Well, it's official (and for a while now)...Disney has taken over New York City's heart (and by 'heart', I mean center, not the public's). There used to be a time when Broadway and Times Square had an edge to it. A gritty, seedy, but energetic vibe to it. Now, it's nothing but a tourista trap for people from the midwest who desperately want to see Sex and the City locales or their favorite Disney movie live.
I don't blame Disney for wanting to make a buck or two, but why don't they back plays and musicals that offer something different, cutting edge and mind-expanding? And now, they're running ads in the same format that Andrew Lloyd Webber used to run. If by running the likes of Mary Poppins and The Little Mermaid gets children to experience theatre, that's a good thing, but the opposite is true - Disney wants a buck, and they'll do anything to dumb-down the American public (although The Lion King was phenomenal - it was written on many levels).

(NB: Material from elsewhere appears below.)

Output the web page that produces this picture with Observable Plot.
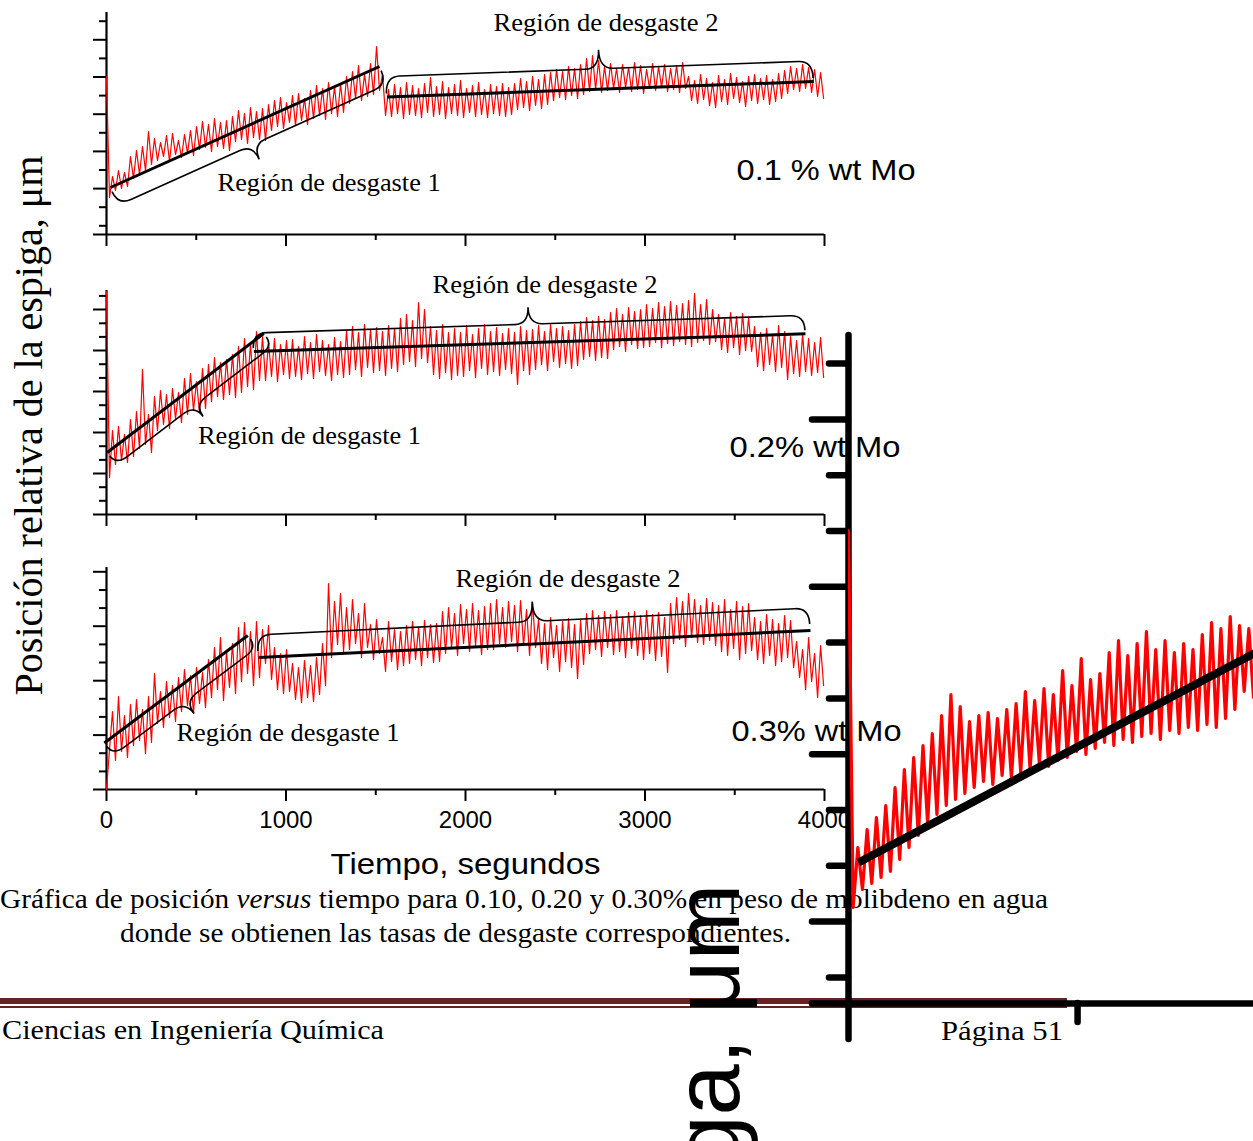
<!DOCTYPE html>
<html><head><meta charset="utf-8">
<script src="https://cdn.jsdelivr.net/npm/d3@7"></script>
<script src="https://cdn.jsdelivr.net/npm/@observablehq/plot@0.6"></script>
<style>
html,body{margin:0;padding:0;background:#fff;overflow:hidden}
#page{position:relative;width:1253px;height:1141px;overflow:hidden;background:#fff}
#page svg{position:absolute;left:0;top:0}
.txt{position:absolute;white-space:nowrap;font-family:"Liberation Serif","Times New Roman",serif;color:#000;transform-origin:0 50%;line-height:1}
.band{position:absolute;left:0;background:#632523}
</style></head><body><div id="page"></div>
<script>
// ---------------- DATA ----------------
const xLabel = "Tiempo, segundos";
const yLabel = "Posición relativa de la espiga, μm";
const xMajor = [0, 1000, 2000, 3000, 4000];
const xMinor = [500, 1500, 2500, 3500];
const duration = 3995;            // s, length of each record
const bigDuration = 884;          // s, visible part of the enlarged record

// panel 1 : 0.1 % wt Mo  (alternating peak / trough readings)
const p1Peaks = [158,58,64,62,78,84,88,103,96,92,99,101,94,100,104,108,113,110,116,112,114,118,124,121,127,123,126,130,134,137,132,139,141,136,144,149,146,152,148,151,158,163,169,160,171,188,160,145,150,147,152,149,146,151,157,148,153,147,150,154,146,149,152,145,150,148,151,147,151,156,153,158,155,160,162,165,163,168,166,170,176,179,174,168,171,166,170,167,172,169,165,171,168,170,166,169,172,158,154,160,156,152,159,155,161,157,153,158,160,156,159,155,161,164,168,166,170,167,165,162];
const p1Troughs = [37,44,46,48,56,60,64,70,74,78,73,80,77,81,79,85,87,83,88,86,84,93,95,91,97,95,94,104,108,106,112,109,114,110,116,119,115,121,118,122,131,136,134,138,140,144,119,118,121,116,120,119,117,122,118,120,116,121,119,117,122,118,120,117,121,119,118,120,125,127,124,129,126,130,134,137,135,139,136,140,143,145,142,144,146,142,147,143,145,141,146,144,147,143,145,142,146,134,131,135,129,127,133,130,136,132,128,134,131,135,130,133,136,141,145,143,146,142,138,136];
const p1Fits = [
  {region: 1, x1: 22, y1: 47, x2: 1521, y2: 168},
  {region: 2, x1: 1563, y1: 137.5, x2: 3940, y2: 153}
];
const p1Regions = [
  {x: 2783, y: 212, text: "Región de desgaste 2"},
  {x: 1240, y: 52, text: "Región de desgaste 1"}
];
const p1Sample = [{x: 3510, y: 64, text: "0.1 % wt Mo"}];
const p1Ticks = [8.7, 27.3, 45.9, 64.5, 83.1, 101.7, 120.3, 138.9, 157.5, 176.1, 194.7, 213.3];
const p1Long = [0, 45.9, 83.1, 120.3, 157.5, 194.7];

// panel 2 : 0.2 % wt Mo
const p2Peaks = [223,84,88,80,95,103,145,100,118,124,120,126,122,136,141,133,146,150,157,152,155,160,168,176,171,183,178,172,176,170,174,175,168,178,172,180,174,170,177,173,184,188,182,190,185,187,183,189,186,196,200,194,212,205,188,184,190,182,186,182,189,180,186,190,183,187,181,186,182,188,184,185,189,183,190,186,188,184,190,193,197,194,198,195,202,206,200,207,203,205,210,206,212,208,213,209,211,214,221,210,215,205,200,196,202,198,201,197,188,182,186,180,189,183,178,174,180,176,172,177];
const p2Troughs = [37,50,54,52,58,66,70,62,84,90,86,96,92,100,104,102,106,113,118,115,120,117,122,128,125,134,134,138,133,140,136,138,135,141,136,143,139,134,140,137,140,145,138,147,142,144,139,146,143,150,153,148,156,152,140,136,142,135,139,138,144,137,146,140,143,139,145,141,130,144,140,145,150,144,153,147,151,146,149,155,158,154,157,156,165,168,163,170,166,167,168,172,167,171,169,173,170,168,172,174,170,173,165,162,167,160,164,163,148,144,150,143,147,135,141,138,143,139,142,137];
const p2Fits = [
  {region: 1, x1: 4, y1: 62, x2: 876, y2: 181},
  {region: 2, x1: 821, y1: 163, x2: 3894, y2: 180.7}
];
const p2Regions = [
  {x: 2443, y: 230, text: "Región de desgaste 2"},
  {x: 1131, y: 79, text: "Región de desgaste 1"}
];
const p2Sample = [{x: 3471, y: 67, text: "0.2% wt Mo"}];
const p2Ticks = [13.7, 27.3, 41, 54.6, 68.3, 82, 95.6, 109.3, 123, 136.6, 150.3, 164, 177.6, 191.2, 205, 218.6];
const p2Long = [0, 41, 82, 123, 164, 205];

// panel 3 : 0.3 % wt Mo
const p3Peaks = [0,78,93,74,85,90,80,93,116,98,108,104,112,120,114,122,117,130,142,152,138,146,162,167,158,168,160,164,142,136,140,126,122,129,124,132,146,206,188,196,182,190,176,186,165,170,152,168,160,158,164,168,162,169,165,166,178,182,176,185,180,186,179,183,186,190,182,188,184,189,180,187,170,166,172,164,168,171,165,169,176,179,174,178,175,179,173,177,178,174,179,175,177,172,186,192,188,196,190,184,191,187,184,190,180,188,183,186,172,168,175,170,166,174,169,148,140,152,136,144];
const p3Troughs = [40,29,38,32,44,49,36,47,66,62,72,68,78,84,76,86,82,92,100,89,102,96,108,116,104,112,126,110,100,96,98,90,87,92,88,95,104,132,145,138,140,146,132,142,130,136,118,128,120,124,126,130,124,132,127,128,136,142,134,146,138,144,135,140,140,146,142,148,138,144,134,142,126,120,132,118,128,122,111,125,136,140,133,142,135,138,132,141,134,130,136,129,133,117,146,150,143,152,147,145,149,144,138,134,141,130,136,139,130,126,134,124,128,132,122,112,100,108,92,104];
const p3Fits = [
  {region: 1, x1: -12, y1: 46.5, x2: 787, y2: 154},
  {region: 2, x1: 848, y1: 132, x2: 3922, y2: 159}
];
const p3Regions = [
  {x: 2571, y: 211, text: "Región de desgaste 2"},
  {x: 1011, y: 57, text: "Región de desgaste 1"}
];
const p3Sample = [{x: 3482, y: 58, text: "0.3% wt Mo"}];
const p3Ticks = [18.1, 36.3, 54.4, 72.6, 90.7, 108.8, 127, 145.1, 163.3, 181.4, 199.5, 217.7];
const p3Long = [0, 54.4, 108.8, 163.3, 217.7];

// enlarged view of the start of the 0.1 % record
const bigPeaks = [157.6,52,58,62,66,72,78,82,86,90,96,103,99,94,96,97,95,98,100,104,101,105,103,111,106,115,108,110,117,121,116,120,124,118,121,117,120,118,123,127,125,129,126,125];
const bigTroughs = [32,38,40,42,44,48,52,56,60,63,66,68,70,72,74,73,76,75,77,78,80,79,81,82,84,83,85,87,86,88,87,89,90,88,91,90,92,91,93,92,95,98,104,102];
const bigLong = [0, 27.3, 83.1, 138.9, 194.7];
const bigShort = [8.7, 45.9, 64.5, 101.7, 120.3, 157.5, 176.1, 213.3];
const bigXMajor = [0];
const bigXMinor = [500];

// ---------------- DRAWING ----------------
const W = 1253, H = 1141;
const RED = "#ff0000";
const SANS = "Liberation Sans, Arial, sans-serif";
const SERIF = "Liberation Serif, Times New Roman, serif";
const page = document.getElementById("page");

function zig(peaks, troughs, dur) {
  const v = peaks.flatMap((p, i) => [p, troughs[i]]);
  const dt = dur / (v.length - 1);
  return v.map((y, k) => ({t: k * dt, v: y}));
}

function bracePath(A, B, side, e, d, h) {
  const dx = B[0] - A[0], dy = B[1] - A[1], L = Math.hypot(dx, dy);
  const u = [dx / L, dy / L], n = [-u[1] * side, u[0] * side];
  const P = (p, a, b) => [p[0] + u[0] * a + n[0] * b, p[1] + u[1] * a + n[1] * b];
  const P1 = P(A, 0, e), P2 = P(B, 0, e);
  const M = [(P1[0] + P2[0]) / 2, (P1[1] + P2[1]) / 2];
  const r = Math.min(14, L / 8);
  const f = p => p[0].toFixed(1) + "," + p[1].toFixed(1);
  return `M${f(P1)}Q${f(P(P1,0,d))} ${f(P(P1,r,d))}L${f(P(M,-r,d))}Q${f(P(M,0,d))} ${f(P(M,0,h))}` +
         `Q${f(P(M,0,d))} ${f(P(M,r,d))}L${f(P(P2,-r,d))}Q${f(P(P2,0,d))} ${f(P2)}`;
}

const textWidths = {
  "Región de desgaste 1": 223, "Región de desgaste 2": 225,
  "0.1 % wt Mo": 179, "0.2% wt Mo": 171, "0.3% wt Mo": 170,
  "Tiempo, segundos": 270
};
textWidths[yLabel] = 540;

function fitTexts(svg) {
  svg.querySelectorAll("text").forEach(t => {
    const w = textWidths[t.textContent];
    if (w) { t.setAttribute("textLength", w); t.setAttribute("lengthAdjust", "spacingAndGlyphs"); }
  });
}

function panel(o) {
  const plot = Plot.plot({
    width: W, height: H,
    marginLeft: 106, marginRight: W - 824, marginTop: o.top, marginBottom: H - o.bottom,
    x: {domain: [0, 4000]},
    y: {domain: [0, o.yMax]},
    style: {background: "transparent", fontFamily: SANS, color: "black"},
    marks: [
      Plot.axisY({ticks: o.long, tickSize: 13, strokeWidth: 2, fill: "none", label: null}),
      Plot.axisY({ticks: o.ticks.filter(v => !o.long.includes(v)), tickSize: 7, strokeWidth: 2, fill: "none", label: null}),
      Plot.axisX({ticks: xMajor, tickSize: 12, strokeWidth: 2, fill: o.tickLabels ? "black" : "none", fontSize: 24, tickPadding: 9, tickFormat: "d", label: null}),
      Plot.axisX({ticks: xMinor, tickSize: 6, strokeWidth: 2, fill: "none", label: null}),
      Plot.ruleX([0], {strokeWidth: 2.2}),
      Plot.ruleY([0], {strokeWidth: 2.2}),
      Plot.line(zig(o.peaks, o.troughs, duration), {x: "t", y: "v", stroke: RED, strokeWidth: 1.2}),
      Plot.link(o.fits, {x1: "x1", y1: "y1", x2: "x2", y2: "y2", stroke: "black", strokeWidth: 3}),
      Plot.text(o.regions, {x: "x", y: "y", text: "text", fontFamily: SERIF, fontSize: 26}),
      Plot.text(o.sample, {x: "x", y: "y", text: "text", textAnchor: "start", fontSize: 29}),
      ...(o.extra || [])
    ]
  });
  const sx = plot.scale("x"), sy = plot.scale("y");
  const g = d3.select(plot).append("g").attr("fill", "none").attr("stroke", "black").attr("stroke-width", 1.6);
  o.fits.forEach(f => {
    const b = o.brace[f.region];
    const A = [sx.apply(f.x1), sy.apply(f.y1)], B = [sx.apply(f.x2), sy.apply(f.y2)];
    g.append("path").attr("d", bracePath(A, B, f.region === 1 ? 1 : -1, b.e, b.d, b.h));
  });
  fitTexts(plot);
  page.appendChild(plot);
}

panel({top: 12, bottom: 234, yMax: 222, peaks: p1Peaks, troughs: p1Troughs, fits: p1Fits,
  regions: p1Regions, sample: p1Sample, ticks: p1Ticks, long: p1Long,
  brace: {1: {e: 5, d: 15, h: 31}, 2: {e: 3, d: 17, h: 36}}});

panel({top: 290, bottom: 514, yMax: 224, peaks: p2Peaks, troughs: p2Troughs, fits: p2Fits,
  regions: p2Regions, sample: p2Sample, ticks: p2Ticks, long: p2Long,
  brace: {1: {e: 5, d: 11, h: 25}, 2: {e: 3, d: 15, h: 32}},
  extra: [Plot.text([yLabel], {frameAnchor: "left", text: d => d, rotate: -90, textAnchor: "middle", dx: -77, dy: 23, fontFamily: SERIF, fontSize: 39})]});

panel({top: 567, bottom: 789, yMax: 222, peaks: p3Peaks, troughs: p3Troughs, fits: p3Fits,
  regions: p3Regions, sample: p3Sample, ticks: p3Ticks, long: p3Long, tickLabels: true,
  brace: {1: {e: 5, d: 11, h: 26}, 2: {e: 6, d: 16, h: 36}},
  extra: [Plot.text([xLabel], {frameAnchor: "bottom", text: d => d, dy: 84, fontSize: 29})]});

// caption and page footer
function htmlText(html, left, cy, width, size) {
  const d = document.createElement("div");
  d.className = "txt"; d.innerHTML = html;
  d.style.left = left + "px"; d.style.top = (cy - size / 2) + "px"; d.style.fontSize = size + "px";
  page.appendChild(d);
  const w0 = d.getBoundingClientRect().width;
  d.style.transform = `scaleX(${width / w0})`;
}
htmlText("Gráfica de posición <i>versus</i> tiempo para 0.10, 0.20 y 0.30% en peso de molibdeno en agua", 0, 899, 1048, 28);
htmlText("donde se obtienen las tasas de desgaste correspondientes.", 120, 933, 671, 28);
htmlText("Ciencias en Ingeniería Química", 2, 1030, 382, 28);
htmlText("Página 51", 941, 1031, 122, 28);
for (const [top, h] of [[998, 5.5], [1006, 1.8]]) {
  const b = document.createElement("div"); b.className = "band";
  b.style.top = top + "px"; b.style.height = h + "px"; b.style.width = "1067px";
  page.appendChild(b);
}

// enlarged overlapping view
const big = Plot.plot({
  width: W, height: H,
  marginLeft: 848, marginRight: 0, marginTop: 335, marginBottom: H - 1003,
  x: {domain: [0, bigDuration]},
  y: {domain: [0, 222.67]},
  style: {background: "transparent", fontFamily: SANS, color: "black"},
  marks: [
    Plot.text([yLabel], {frameAnchor: "left", text: d => d, rotate: -90, textAnchor: "end", dx: -139, dy: 214, fontSize: 92}),
    Plot.axisY({ticks: bigLong, tickSize: 36, strokeWidth: 6.5, strokeLinecap: "round", fill: "none", label: null}),
    Plot.axisY({ticks: bigShort, tickSize: 19, strokeWidth: 6.5, strokeLinecap: "round", fill: "none", label: null}),
    Plot.axisX({ticks: bigXMajor, tickSize: 36, strokeWidth: 6.5, strokeLinecap: "round", fill: "none", label: null}),
    Plot.axisX({ticks: bigXMinor, tickSize: 19, strokeWidth: 6.5, strokeLinecap: "round", fill: "none", label: null}),
    Plot.ruleX([0], {strokeWidth: 6.5, strokeLinecap: "round"}),
    Plot.ruleY([0], {strokeWidth: 6.5}),
    Plot.line(zig(bigPeaks, bigTroughs, bigDuration), {x: "t", y: "v", stroke: RED, strokeWidth: 3.2, clip: true}),
    Plot.link(p1Fits.filter(f => f.region === 1), {x1: "x1", y1: "y1", x2: "x2", y2: "y2", stroke: "black", strokeWidth: 8, clip: true})
  ]
});
page.appendChild(big);
</script></body></html>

After having left NYC just over a year ago, I still miss the old girl. I thoroughly enjoy where I live now, but I'll always love New York's streets filled with the bliss of multiculturalism, her buildings and spires reaching for the stars, her people warm as toast, but with an edge about them.
A true New Yorker is not someone who was just born in NYC, nor just lives there. A true New Yorker is someone who has lived there and is still pulled to her by her magnanimous spirit. NYC is vanishing, and although I applaud change and creativity, I fear the Old Gal is losing her character to commercialism.